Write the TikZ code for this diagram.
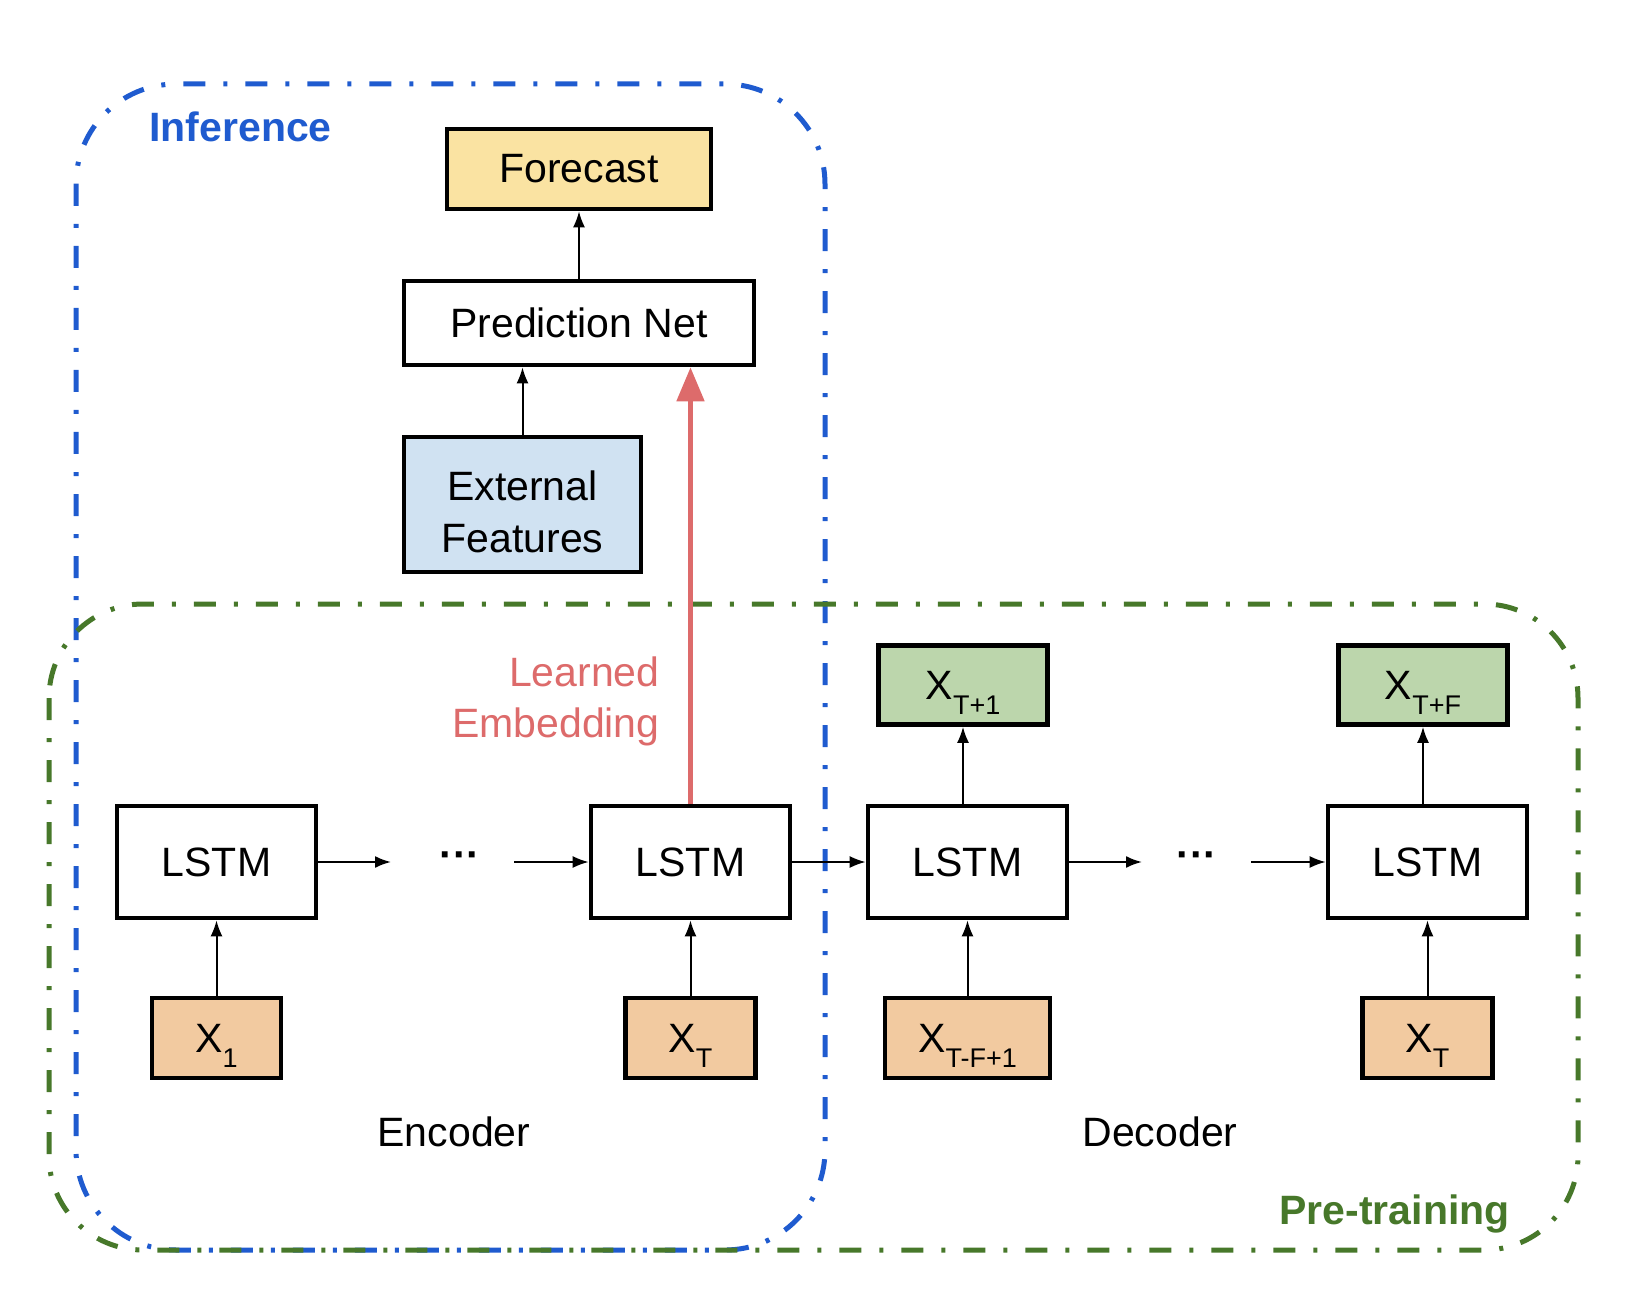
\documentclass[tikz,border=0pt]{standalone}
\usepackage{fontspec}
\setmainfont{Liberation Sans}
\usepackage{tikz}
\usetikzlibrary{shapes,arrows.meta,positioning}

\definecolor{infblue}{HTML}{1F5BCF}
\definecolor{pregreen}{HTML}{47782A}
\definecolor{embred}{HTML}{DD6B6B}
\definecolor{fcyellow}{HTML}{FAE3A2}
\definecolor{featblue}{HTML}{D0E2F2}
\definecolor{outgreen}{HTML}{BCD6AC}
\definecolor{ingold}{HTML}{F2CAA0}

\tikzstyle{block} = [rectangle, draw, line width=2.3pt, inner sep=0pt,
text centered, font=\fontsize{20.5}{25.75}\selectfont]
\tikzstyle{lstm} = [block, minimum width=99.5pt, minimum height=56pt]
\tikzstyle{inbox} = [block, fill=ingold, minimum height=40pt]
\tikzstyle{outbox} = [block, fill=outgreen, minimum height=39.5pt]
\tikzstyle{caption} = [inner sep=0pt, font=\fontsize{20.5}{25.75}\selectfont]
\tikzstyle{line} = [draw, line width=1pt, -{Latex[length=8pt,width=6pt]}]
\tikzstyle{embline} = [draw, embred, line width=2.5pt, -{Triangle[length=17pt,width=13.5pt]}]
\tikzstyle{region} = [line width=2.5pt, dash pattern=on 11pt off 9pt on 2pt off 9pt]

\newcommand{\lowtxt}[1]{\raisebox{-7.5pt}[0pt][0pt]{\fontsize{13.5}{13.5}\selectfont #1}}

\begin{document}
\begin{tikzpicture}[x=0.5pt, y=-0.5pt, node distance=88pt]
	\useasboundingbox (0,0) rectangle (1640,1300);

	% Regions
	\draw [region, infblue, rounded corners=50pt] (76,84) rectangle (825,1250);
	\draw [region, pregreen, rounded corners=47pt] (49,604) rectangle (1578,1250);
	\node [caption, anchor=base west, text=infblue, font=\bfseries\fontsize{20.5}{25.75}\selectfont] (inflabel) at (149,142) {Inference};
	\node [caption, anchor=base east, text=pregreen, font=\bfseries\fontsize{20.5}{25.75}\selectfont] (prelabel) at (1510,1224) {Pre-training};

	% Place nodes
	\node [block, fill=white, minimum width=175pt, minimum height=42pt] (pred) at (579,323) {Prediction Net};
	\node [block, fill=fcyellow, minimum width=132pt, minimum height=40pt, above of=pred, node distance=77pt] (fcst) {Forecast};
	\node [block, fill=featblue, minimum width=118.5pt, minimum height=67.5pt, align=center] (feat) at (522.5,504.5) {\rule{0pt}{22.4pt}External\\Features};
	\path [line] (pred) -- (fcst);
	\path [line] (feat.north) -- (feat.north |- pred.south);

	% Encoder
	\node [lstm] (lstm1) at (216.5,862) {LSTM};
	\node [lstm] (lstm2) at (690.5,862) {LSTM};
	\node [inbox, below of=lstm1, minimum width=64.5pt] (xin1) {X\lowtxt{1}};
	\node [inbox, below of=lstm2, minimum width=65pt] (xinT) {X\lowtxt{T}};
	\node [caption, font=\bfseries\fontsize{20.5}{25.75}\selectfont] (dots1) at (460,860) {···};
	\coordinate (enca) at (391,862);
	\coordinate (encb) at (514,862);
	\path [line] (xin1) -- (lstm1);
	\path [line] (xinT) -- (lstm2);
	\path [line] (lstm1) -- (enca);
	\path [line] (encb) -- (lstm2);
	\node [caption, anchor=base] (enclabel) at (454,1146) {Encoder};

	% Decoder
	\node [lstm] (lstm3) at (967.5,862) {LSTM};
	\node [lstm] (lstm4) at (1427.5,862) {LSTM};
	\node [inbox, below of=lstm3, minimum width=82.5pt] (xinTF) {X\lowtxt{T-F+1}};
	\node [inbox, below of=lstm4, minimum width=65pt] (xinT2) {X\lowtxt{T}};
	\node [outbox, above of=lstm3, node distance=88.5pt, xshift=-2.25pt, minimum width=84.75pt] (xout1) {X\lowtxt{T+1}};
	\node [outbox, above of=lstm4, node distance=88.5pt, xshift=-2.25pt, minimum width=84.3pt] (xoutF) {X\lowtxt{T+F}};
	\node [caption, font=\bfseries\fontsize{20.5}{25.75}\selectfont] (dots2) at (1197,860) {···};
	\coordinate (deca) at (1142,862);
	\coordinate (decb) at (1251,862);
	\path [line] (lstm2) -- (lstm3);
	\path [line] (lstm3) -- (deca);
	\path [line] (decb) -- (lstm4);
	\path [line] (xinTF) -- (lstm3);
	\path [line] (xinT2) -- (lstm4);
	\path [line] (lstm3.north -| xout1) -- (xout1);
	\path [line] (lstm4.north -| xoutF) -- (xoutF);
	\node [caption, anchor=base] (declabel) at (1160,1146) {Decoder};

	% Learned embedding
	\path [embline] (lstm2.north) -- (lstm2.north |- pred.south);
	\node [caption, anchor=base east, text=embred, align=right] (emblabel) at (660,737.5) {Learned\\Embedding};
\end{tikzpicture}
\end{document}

_STATED GOAL:_ Return all of the data exactly as written, and drop the pictures.

_SOLUTION FOR THIS PROBLEM:_
Write the TikZ code for this diagram.
\documentclass[tikz,border=0pt]{standalone}
\usepackage{fontspec}
\setmainfont{Liberation Sans}
\usepackage{tikz}
\usetikzlibrary{shapes,arrows.meta,positioning}

\definecolor{infblue}{HTML}{1F5BCF}
\definecolor{pregreen}{HTML}{47782A}
\definecolor{embred}{HTML}{DD6B6B}
\definecolor{fcyellow}{HTML}{FAE3A2}
\definecolor{featblue}{HTML}{D0E2F2}
\definecolor{outgreen}{HTML}{BCD6AC}
\definecolor{ingold}{HTML}{F2CAA0}

\tikzstyle{block} = [rectangle, draw, line width=2.3pt, inner sep=0pt,
text centered, font=\fontsize{20.5}{25.75}\selectfont]
\tikzstyle{lstm} = [block, minimum width=99.5pt, minimum height=56pt]
\tikzstyle{inbox} = [block, fill=ingold, minimum height=40pt]
\tikzstyle{outbox} = [block, fill=outgreen, minimum height=39.5pt]
\tikzstyle{caption} = [inner sep=0pt, font=\fontsize{20.5}{25.75}\selectfont]
\tikzstyle{line} = [draw, line width=1pt, -{Latex[length=8pt,width=6pt]}]
\tikzstyle{embline} = [draw, embred, line width=2.5pt, -{Triangle[length=17pt,width=13.5pt]}]
\tikzstyle{region} = [line width=2.5pt, dash pattern=on 11pt off 9pt on 2pt off 9pt]

\newcommand{\lowtxt}[1]{\raisebox{-7.5pt}[0pt][0pt]{\fontsize{13.5}{13.5}\selectfont #1}}

\begin{document}
\begin{tikzpicture}[x=0.5pt, y=-0.5pt, node distance=88pt]
	\useasboundingbox (0,0) rectangle (1640,1300);

	% Regions
	\draw [region, infblue, rounded corners=50pt] (76,84) rectangle (825,1250);
	\draw [region, pregreen, rounded corners=47pt] (49,604) rectangle (1578,1250);
	\node [caption, anchor=base west, text=infblue, font=\bfseries\fontsize{20.5}{25.75}\selectfont] (inflabel) at (149,142) {Inference};
	\node [caption, anchor=base east, text=pregreen, font=\bfseries\fontsize{20.5}{25.75}\selectfont] (prelabel) at (1510,1224) {Pre-training};

	% Place nodes
	\node [block, fill=white, minimum width=175pt, minimum height=42pt] (pred) at (579,323) {Prediction Net};
	\node [block, fill=fcyellow, minimum width=132pt, minimum height=40pt, above of=pred, node distance=77pt] (fcst) {Forecast};
	\node [block, fill=featblue, minimum width=118.5pt, minimum height=67.5pt, align=center] (feat) at (522.5,504.5) {\rule{0pt}{22.4pt}External\\Features};
	\path [line] (pred) -- (fcst);
	\path [line] (feat.north) -- (feat.north |- pred.south);

	% Encoder
	\node [lstm] (lstm1) at (216.5,862) {LSTM};
	\node [lstm] (lstm2) at (690.5,862) {LSTM};
	\node [inbox, below of=lstm1, minimum width=64.5pt] (xin1) {X\lowtxt{1}};
	\node [inbox, below of=lstm2, minimum width=65pt] (xinT) {X\lowtxt{T}};
	\node [caption, font=\bfseries\fontsize{20.5}{25.75}\selectfont] (dots1) at (460,860) {···};
	\coordinate (enca) at (391,862);
	\coordinate (encb) at (514,862);
	\path [line] (xin1) -- (lstm1);
	\path [line] (xinT) -- (lstm2);
	\path [line] (lstm1) -- (enca);
	\path [line] (encb) -- (lstm2);
	\node [caption, anchor=base] (enclabel) at (454,1146) {Encoder};

	% Decoder
	\node [lstm] (lstm3) at (967.5,862) {LSTM};
	\node [lstm] (lstm4) at (1427.5,862) {LSTM};
	\node [inbox, below of=lstm3, minimum width=82.5pt] (xinTF) {X\lowtxt{T-F+1}};
	\node [inbox, below of=lstm4, minimum width=65pt] (xinT2) {X\lowtxt{T}};
	\node [outbox, above of=lstm3, node distance=88.5pt, xshift=-2.25pt, minimum width=84.75pt] (xout1) {X\lowtxt{T+1}};
	\node [outbox, above of=lstm4, node distance=88.5pt, xshift=-2.25pt, minimum width=84.3pt] (xoutF) {X\lowtxt{T+F}};
	\node [caption, font=\bfseries\fontsize{20.5}{25.75}\selectfont] (dots2) at (1197,860) {···};
	\coordinate (deca) at (1142,862);
	\coordinate (decb) at (1251,862);
	\path [line] (lstm2) -- (lstm3);
	\path [line] (lstm3) -- (deca);
	\path [line] (decb) -- (lstm4);
	\path [line] (xinTF) -- (lstm3);
	\path [line] (xinT2) -- (lstm4);
	\path [line] (lstm3.north -| xout1) -- (xout1);
	\path [line] (lstm4.north -| xoutF) -- (xoutF);
	\node [caption, anchor=base] (declabel) at (1160,1146) {Decoder};

	% Learned embedding
	\path [embline] (lstm2.north) -- (lstm2.north |- pred.south);
	\node [caption, anchor=base east, text=embred, align=right] (emblabel) at (660,737.5) {Learned\\Embedding};
\end{tikzpicture}
\end{document}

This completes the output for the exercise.